Furthermore, numerous meta-attribute vectors generated by training instances can be used to train the meta-predictor, consequently, the problem of lack of training instances for meta-predictor could be overcome.

Also, some limitations exist in the proposed DEP-TSP^meta algorithm. Firstly, a desirable meta-predictor, obtained by training on the strength of four distinct meta-attributes, is the key to determine whether a base predictor is capable of predicting an unseen instance well or not. However, there are more criteria than just four sets of meta-attributes, which are worth considering for training a meta-predictor. Secondly, multiple DEP criteria are embedded in the proposed DEP-TSP^meta algorithm encoded as different sets of meta-attributes. However, some DEP criteria are not suitable for every TSP problem. Different prediction problems may require distinct sets of meta-attributes and the meta-predictor training process should be optimized for each specific prediction problem.

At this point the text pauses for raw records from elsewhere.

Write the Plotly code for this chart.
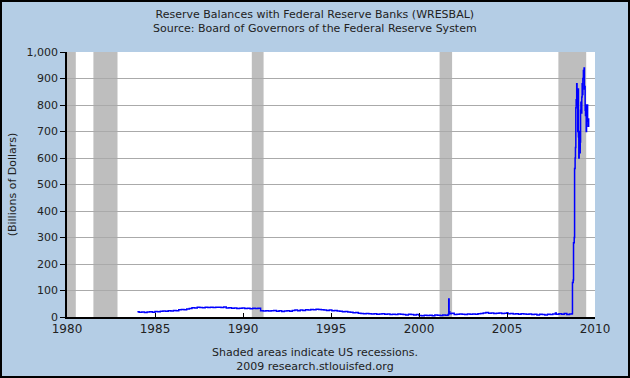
import plotly.graph_objects as go

# Weekly-ish reserve balances (billions of dollars)
years = [
    1984.00, 1984.10, 1984.25, 1984.40, 1984.55, 1984.70, 1984.85,
    1985.00, 1985.15, 1985.30, 1985.45, 1985.60, 1985.75, 1985.90,
    1986.05, 1986.20, 1986.35, 1986.50, 1986.65, 1986.80, 1986.95,
    1987.10, 1987.25, 1987.40, 1987.55, 1987.70, 1987.85,
    1988.00, 1988.15, 1988.30, 1988.45, 1988.60, 1988.75, 1988.90,
    1989.05, 1989.20, 1989.35, 1989.50, 1989.65, 1989.80, 1989.95,
    1990.10, 1990.25, 1990.40, 1990.55, 1990.70, 1990.85,
    1991.00, 1991.15, 1991.30, 1991.45, 1991.60, 1991.75, 1991.90,
    1992.05, 1992.20, 1992.35, 1992.50, 1992.65, 1992.80, 1992.95,
    1993.10, 1993.25, 1993.40, 1993.55, 1993.70, 1993.85,
    1994.00, 1994.15, 1994.30, 1994.45, 1994.60, 1994.75, 1994.90,
    1995.05, 1995.20, 1995.35, 1995.50, 1995.65, 1995.80, 1995.95,
    1996.10, 1996.25, 1996.40, 1996.55, 1996.70, 1996.85,
    1997.00, 1997.15, 1997.30, 1997.45, 1997.60, 1997.75, 1997.90,
    1998.05, 1998.20, 1998.35, 1998.50, 1998.65, 1998.80, 1998.95,
    1999.10, 1999.25, 1999.40, 1999.55, 1999.70, 1999.85,
    2000.00, 2000.15, 2000.30, 2000.45, 2000.60, 2000.75, 2000.90,
    2001.05, 2001.20, 2001.35, 2001.50, 2001.65, 2001.69, 2001.71, 2001.75, 2001.85,
    2002.00, 2002.15, 2002.30, 2002.45, 2002.60, 2002.75, 2002.90,
    2003.05, 2003.20, 2003.35, 2003.50, 2003.65, 2003.80, 2003.95,
    2004.10, 2004.25, 2004.40, 2004.55, 2004.70, 2004.85,
    2005.00, 2005.05, 2005.20, 2005.35, 2005.50, 2005.65, 2005.80, 2005.95,
    2006.10, 2006.25, 2006.40, 2006.55, 2006.70, 2006.85,
    2007.00, 2007.15, 2007.30, 2007.45, 2007.60, 2007.75, 2007.80, 2007.95,
    2008.10, 2008.25, 2008.40, 2008.55, 2008.70,
    2008.72, 2008.76, 2008.78, 2008.82, 2008.84, 2008.87, 2008.89, 2008.91,
    2008.93, 2008.96, 2008.98, 2009.00, 2009.02, 2009.04, 2009.06, 2009.08,
    2009.10, 2009.12, 2009.14, 2009.16, 2009.18, 2009.20, 2009.22, 2009.25,
    2009.27, 2009.29, 2009.31, 2009.34, 2009.36, 2009.38, 2009.40, 2009.42,
    2009.44, 2009.46, 2009.48, 2009.50, 2009.52, 2009.54, 2009.56, 2009.58,
    2009.61, 2009.64,
]
balances = [
    20, 18, 19, 17, 19, 20, 18,
    21, 20, 22, 23, 22, 24, 23,
    25, 24, 27, 28, 27, 30, 32,
    35, 34, 37, 36, 35, 37,
    36, 37, 36, 37, 37, 36, 38,
    34, 35, 33, 34, 32, 33, 34,
    32, 33, 31, 33, 32, 33,
    24, 23, 24, 23, 24, 25, 22,
    24, 21, 23, 24, 22, 25, 26,
    24, 26, 25, 27, 26, 28,
    27, 29, 28, 27, 26, 25, 26,
    24, 25, 23, 22, 20, 21, 19,
    18, 16, 17, 14, 13, 12,
    13, 12, 11, 12, 10, 11, 12,
    10, 11, 9, 10, 9, 11, 10,
    9, 8, 10, 9, 8, 9,
    6, 5, 7, 6, 7, 5, 8,
    7, 6, 8, 7, 9, 68, 20, 12, 14,
    9, 10, 11, 10, 9, 11, 10,
    11, 10, 12, 13, 15, 17, 14,
    15, 13, 14, 15, 13, 14,
    16, 12, 13, 11, 12, 10, 12, 11,
    10, 11, 9, 10, 8, 10,
    9, 8, 10, 9, 11, 15, 10, 12,
    10, 13, 9, 11, 12,
    130, 140, 280, 300, 560, 600, 640, 790,
    820, 880, 860, 800, 700, 860, 680, 600,
    650, 700, 620, 660, 780, 810, 770, 830,
    880, 840, 900, 930, 920, 940, 860, 870,
    780, 760, 800, 700, 780, 760, 800, 740,
    720, 750,
]

recession_starts = [1980.00, 1981.50, 1990.50, 2001.17, 2007.92]
recession_ends = [1980.50, 1982.87, 1991.17, 2001.88, 2009.50]

x_ticks = [1980, 1985, 1990, 1995, 2000, 2005, 2010]
y_ticks = [0, 100, 200, 300, 400, 500, 600, 700, 800, 900, 1000]

W, H = 630, 378
L, R, T, B = 67, 35, 52, 61
pw, ph = W - L - R, H - T - B

fig = go.Figure()
fig.add_trace(go.Scatter(
    x=years, y=balances, mode="lines",
    line=dict(color="#0000FF", width=1.5, shape="hv"),
    hoverinfo="skip", showlegend=False,
))

for s, e in zip(recession_starts, recession_ends):
    fig.add_shape(type="rect", xref="x", yref="paper", x0=s, x1=e, y0=0, y1=1,
                  fillcolor="#BEBEBE", line=dict(width=0), layer="between")

# outer border
fig.add_shape(type="rect", xref="paper", yref="paper",
              x0=(1 - L) / pw, x1=(W - 1 - L) / pw,
              y0=-(B - 1) / ph, y1=(H - 1 - B) / ph,
              line=dict(color="#000000", width=2), fillcolor="rgba(0,0,0,0)",
              layer="above")

tfont = dict(size=11, family="DejaVu Sans", color="#222222")

fig.update_layout(
    width=W, height=H,
    margin=dict(l=L, r=R, t=T, b=B),
    paper_bgcolor="#B4CDE5",
    plot_bgcolor="#FFFFFF",
    font=tfont,
    xaxis=dict(
        range=[1980, 2010], tickvals=x_ticks, ticktext=[str(v) for v in x_ticks],
        ticks="inside", ticklen=4, tickcolor="#000000", tickwidth=1,
        showline=True, linecolor="#000000", linewidth=1.5,
        showgrid=False, zeroline=False,
        tickfont=dict(size=12, family="DejaVu Sans", color="#222222"),
    ),
    yaxis=dict(
        range=[0, 1000], tickvals=y_ticks, tickformat=",",
        ticks="outside", ticklen=5, tickcolor="#000000", tickwidth=1,
        showline=True, linecolor="#000000", linewidth=1.5,
        showgrid=True, gridcolor="#AAAAAA", gridwidth=1, zeroline=False,
        title=dict(text="(Billions of Dollars)", standoff=8, font=tfont),
        tickfont=tfont,
    ),
    annotations=[
        dict(text="Reserve Balances with Federal Reserve Banks (WRESBAL)<br>Source: Board of Governors of the Federal Reserve System",
             xref="paper", yref="paper", x=(W / 2 - L) / pw, y=(H - B - 6) / ph,
             xanchor="center", yanchor="top", showarrow=False, font=tfont),
        dict(text="Shaded areas indicate US recessions.<br>2009 research.stlouisfed.org",
             xref="paper", yref="paper", x=(W / 2 - L) / pw, y=-(344 - (H - B)) / ph,
             xanchor="center", yanchor="top", showarrow=False, font=tfont),
    ],
)

fig.write_html("out.html", config={"displayModeBar": False},
               post_script="document.body.style.margin='0';document.body.style.overflow='hidden';")
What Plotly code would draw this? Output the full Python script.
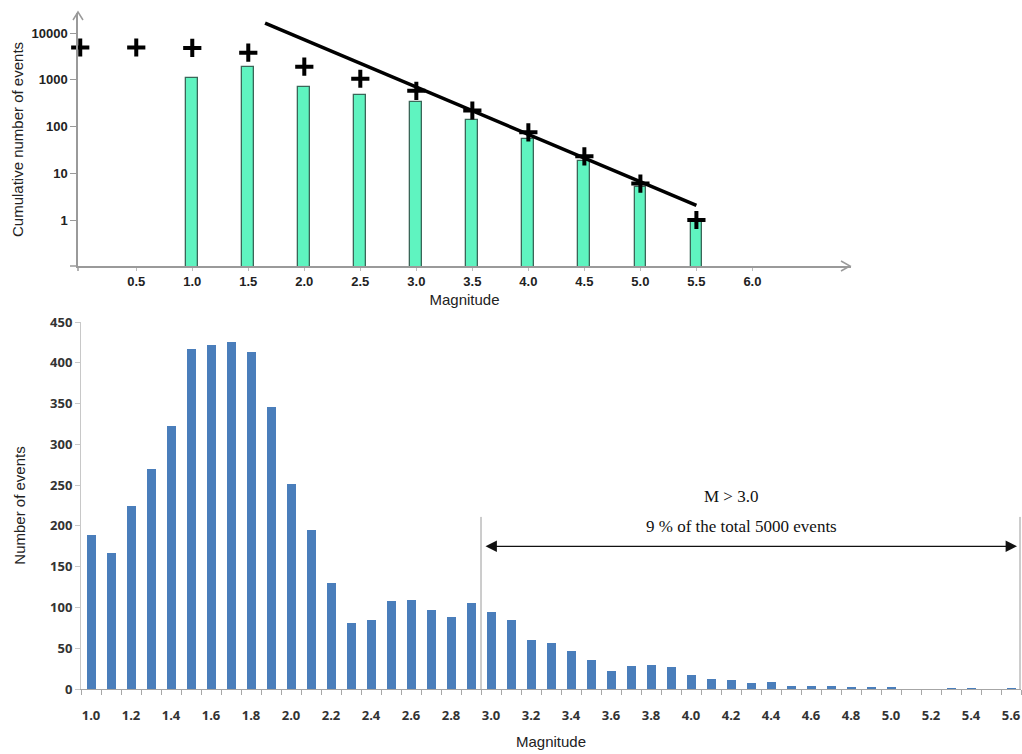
import plotly.graph_objects as go

# ---------------- data: top (cumulative, log scale) ----------------
top_bar_mag = [1.0, 1.5, 2.0, 2.5, 3.0, 3.5, 4.0, 4.5, 5.0, 5.5]
top_bar_cnt = [1100, 1900, 700, 480, 340, 140, 55, 18, 5, 1]
cum_mag = [0.0, 0.5, 1.0, 1.5, 2.0, 2.5, 3.0, 3.5, 4.0, 4.5, 5.0, 5.5]
cum_cnt = [4900, 4900, 4800, 3800, 1900, 1050, 580, 220, 75, 23, 6, 1]
fit_mag = [1.65, 5.5]
fit_cnt = [16300, 2.05]
top_xticks = [0.5, 1.0, 1.5, 2.0, 2.5, 3.0, 3.5, 4.0, 4.5, 5.0, 5.5, 6.0]
top_xlabels = ["0.5", "1.0", "1.5", "2.0", "2.5", "3.0", "3.5", "4.0", "4.5", "5.0", "5.5", "6.0"]
top_yticks = [1, 10, 100, 1000, 10000]
top_ylabels = ["1", "10", "100", "1000", "10000"]

# ---------------- data: bottom (histogram) ----------------
mags = [round(1.0 + 0.1 * i, 1) for i in range(47)]
counts = [189, 167, 225, 270, 323, 417, 422, 425, 413, 346,
          251, 195, 130, 81, 85, 108, 109, 97, 88, 106,
          95, 84, 60, 56, 46, 36, 22, 28, 29, 27,
          17, 12, 11, 7, 8, 4, 4, 4, 2, 3,
          3, 0, 0, 1, 1, 0, 1]
bot_xticks = [round(1.0 + 0.2 * i, 1) for i in range(24)]
bot_xlabels = ["%.1f" % v for v in bot_xticks]
bot_yticks = [0, 50, 100, 150, 200, 250, 300, 350, 400, 450]

W, H = 1022, 754
def px(x):
    return x / W
def py(y):
    return 1 - y / H

fig = go.Figure()

# top bars
fig.add_trace(go.Bar(x=top_bar_mag, y=top_bar_cnt, width=0.105,
                     marker=dict(color="#5FF4C0", line=dict(color="#3A6658", width=1.3)),
                     xaxis="x", yaxis="y", showlegend=False))
# fit line
fig.add_trace(go.Scatter(x=fit_mag, y=fit_cnt, mode="lines",
                         line=dict(color="black", width=3.5),
                         xaxis="x", yaxis="y", showlegend=False))
# cumulative crosses
fig.add_trace(go.Scatter(x=cum_mag, y=cum_cnt, mode="markers",
                         marker=dict(symbol="cross-thin", size=13, line=dict(color="black", width=4)),
                         xaxis="x", yaxis="y", showlegend=False, cliponaxis=False))

# bottom bars
fig.add_trace(go.Bar(x=mags, y=counts, width=0.045,
                     marker=dict(color="#4A7EBB", line=dict(width=0)),
                     xaxis="x2", yaxis="y2", showlegend=False))

tick_font_top = dict(family="Liberation Sans", size=13, color="#222222", weight="bold")
tick_font_bot = dict(family="Open Sans", size=13, color="#333333", weight="bold")
title_font = dict(family="Liberation Sans", size=15, color="#222222")

fig.update_layout(
    width=W, height=H,
    margin=dict(l=0, r=0, t=0, b=0),
    paper_bgcolor="white", plot_bgcolor="white",
    bargap=0,
    xaxis=dict(domain=[px(78), px(851)], range=[-0.02, 6.88], automargin=False,
               tickvals=top_xticks, ticktext=top_xlabels,
               tickfont=tick_font_top, showgrid=False, zeroline=False,
               showline=True, linecolor="#9A9A9A", linewidth=1.5,
               ticks="outside", ticklen=3, tickcolor="#BBBBBB",
               anchor="y",
               title=dict(text="Magnitude", font=title_font, standoff=6)),
    yaxis=dict(domain=[py(266), py(13)], type="log", range=[-0.984, 4.428], automargin=False,
               tickvals=top_yticks, ticktext=top_ylabels,
               tickfont=tick_font_top, showgrid=False, zeroline=False,
               showline=True, linecolor="#9A9A9A", linewidth=1.5,
               ticks="outside", ticklen=6, tickcolor="#9A9A9A",
               anchor="x",
               title=dict(text="Cumulative number of events", font=title_font, standoff=4)),
    xaxis2=dict(domain=[px(81), px(1021)], range=[0.95, 5.65], automargin=False,
                tickvals=bot_xticks, ticktext=bot_xlabels,
                tickfont=tick_font_bot, showgrid=False, zeroline=False,
                showline=True, linecolor="#A6A6A6", linewidth=1,
                ticks="", anchor="y2", ticklabelstandoff=14,
                minor=dict(ticks="outside", tick0=0.95, dtick=0.1, ticklen=5, tickcolor="#A6A6A6", showgrid=False),
                title=dict(text="Magnitude", font=title_font, standoff=13)),
    yaxis2=dict(domain=[py(689), py(322)], range=[0, 450], automargin=False,
                tickvals=bot_yticks, tickfont=tick_font_bot,
                showgrid=False, zeroline=False,
                showline=True, linecolor="#C8C8C8", linewidth=1,
                ticks="outside", ticklen=5, tickcolor="#C8C8C8",
                anchor="x2",
                title=dict(text="Number of events", font=title_font, standoff=20)),
)

shapes = []
# top axes small extensions and open chevrons
shapes.append(dict(type="line", xref="paper", yref="paper", x0=px(78), x1=px(78), y0=py(266), y1=py(271),
                   line=dict(color="#9A9A9A", width=1.5)))
shapes.append(dict(type="line", xref="paper", yref="paper", x0=px(70), x1=px(78), y0=py(266), y1=py(266),
                   line=dict(color="#9A9A9A", width=1.5)))
shapes.append(dict(type="path", xref="paper", yref="paper",
                   path="M %f %f L %f %f L %f %f" % (px(73), py(20), px(78), py(12), px(83), py(20)),
                   line=dict(color="#9A9A9A", width=1.5)))
shapes.append(dict(type="path", xref="paper", yref="paper",
                   path="M %f %f L %f %f L %f %f" % (px(841), py(261), px(850), py(266), px(841), py(271)),
                   line=dict(color="#9A9A9A", width=1.5)))
# bottom vertical guide lines
shapes.append(dict(type="line", xref="x2", yref="y2", x0=2.95, x1=2.95, y0=0, y1=211,
                   line=dict(color="#9A9A9A", width=1)))
shapes.append(dict(type="line", xref="x2", yref="y2", x0=5.645, x1=5.645, y0=0, y1=211,
                   line=dict(color="#9A9A9A", width=1)))
fig.update_layout(shapes=shapes)

serif = dict(family="Liberation Serif", size=17, color="#111111")
fig.add_annotation(x=5.63, y=175, ax=2.965, ay=175, xref="x2", yref="y2", axref="x2", ayref="y2",
                   showarrow=True, arrowhead=2, arrowside="end+start", arrowsize=1.9,
                   arrowwidth=1.2, arrowcolor="#111111", text="")
fig.add_annotation(x=4.2, y=236, xref="x2", yref="y2", text="M > 3.0", showarrow=False, font=serif)
fig.add_annotation(x=4.25, y=199, xref="x2", yref="y2", text="9 % of the total 5000 events",
                   showarrow=False, font=serif)

fig.write_html("out.html", config={"displayModeBar": False},
               post_script="document.body.style.margin='0';document.body.style.overflow='hidden';")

As such, in our future work, we will work on the following aspects for time series prediction: (1) designing novel criteria to evaluate the capacity of the base predictors more effectively, such as the ranking information based on the number of consecutive correct predictions made by the base predictors; (2) developing a new meta-attributes selection scheme based on optimization algorithms, and selecting adaptively an appropriate set of meta-attributes for specific prediction problems, so as to improve the performance of the meta-predictor, and consequently, the predictive accuracy of the algorithm.